Monday, August 01, 2011

Shadows from Books



I was imagining this morning doing a horror/comedy feature length live action remake of "Trombone Trouble". I can see a psychological terror in it--some guy decides to learn the trombone and of course he's horrible at first. Maybe he's even a little self-conscious. Then a man shows up with godlike powers to punish him--it's almost like old horror movies where teenagers are punished for having sex, it's that frightening arbitrary morality. Yet we all sympathise with Donald.



As if "The Girl in the Fireplace" and "Blink" hadn't already convinced me Steven Moffat is by far the best writer on the new Doctor Who, last night I was completely amazed by "Silence in the Library"/"Forest of the Dead". The episodes preceding it pale so much in comparison--"The Doctor's Daughter" was nice. The idea of human conflict so purely distilled was good Science Fiction. "The Unicorn and the Wasp" was mildly entertaining--it's hard for the historical celebrity episodes to overcome the annoying nature of the very premise. But the Steven Moffat two parter isn't just well written, it's constructed around five ideas any one of which most writers would consider good enough for a whole story in its own right. In this way, the library story reminded me of classic Who--to take an example off the top of my head, "Planet of the Spiders", which starts out seemingly like it's about a fraternity cult on modern day Earth, ends up having a boat chase, an adventure on an alien planet, and of course, spiders.

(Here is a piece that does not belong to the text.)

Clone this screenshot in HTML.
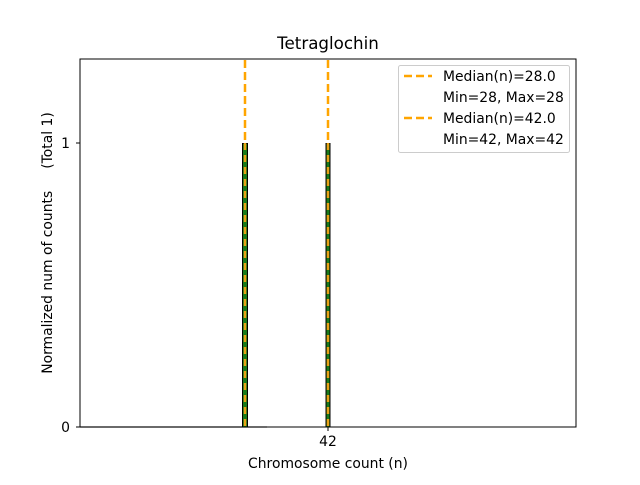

And Moffat's scripts use the sheer quantity of good ideas in the same way--instead of characters lamely treading water on just one, each one is introduced or reintroduced as the impact of the last has just settled in. In this way the story maintains a vibrancy even if the plot doesn't rationally add up--you don't notice, or if you do, you don't care because the ideas are exciting enough for sustenance. The library the size of a planet, piranha-like creatures who live in shadows, dead human faces on librarian robots, human skeletons animated by the shadow creatures, comm systems with a glitch that captures human neural activity after death . . . All these ideas are not only interesting on their own, they feed off each other in a delightful way and have a unifying aesthetic. It's a feast, is what it is.

Twitter Sonnet #288

Olive oil fills time travel panties.
Wisdom's attained with silly thin armour.
Wet grain drizzles over sleepy mounties.
Rice and wheat are parts of staple glamour.
Sake eyes drift in an indigo well.
Blurred black pinfeathers prick tin can eyebrows.
Barbarian harps slaughtered the cow bell.
Toasts remember, good toasters keep their vows.
The cheesecake runs from a cheesy mullet.
Unabashed pussy pushes a passed pawn.
Mental seas wash up a soggy bullet.
Vulgar flamingos do it on the lawn.
Twenty five cent slime soothes a watchful fish.
Jupiter's too big for satellite dish.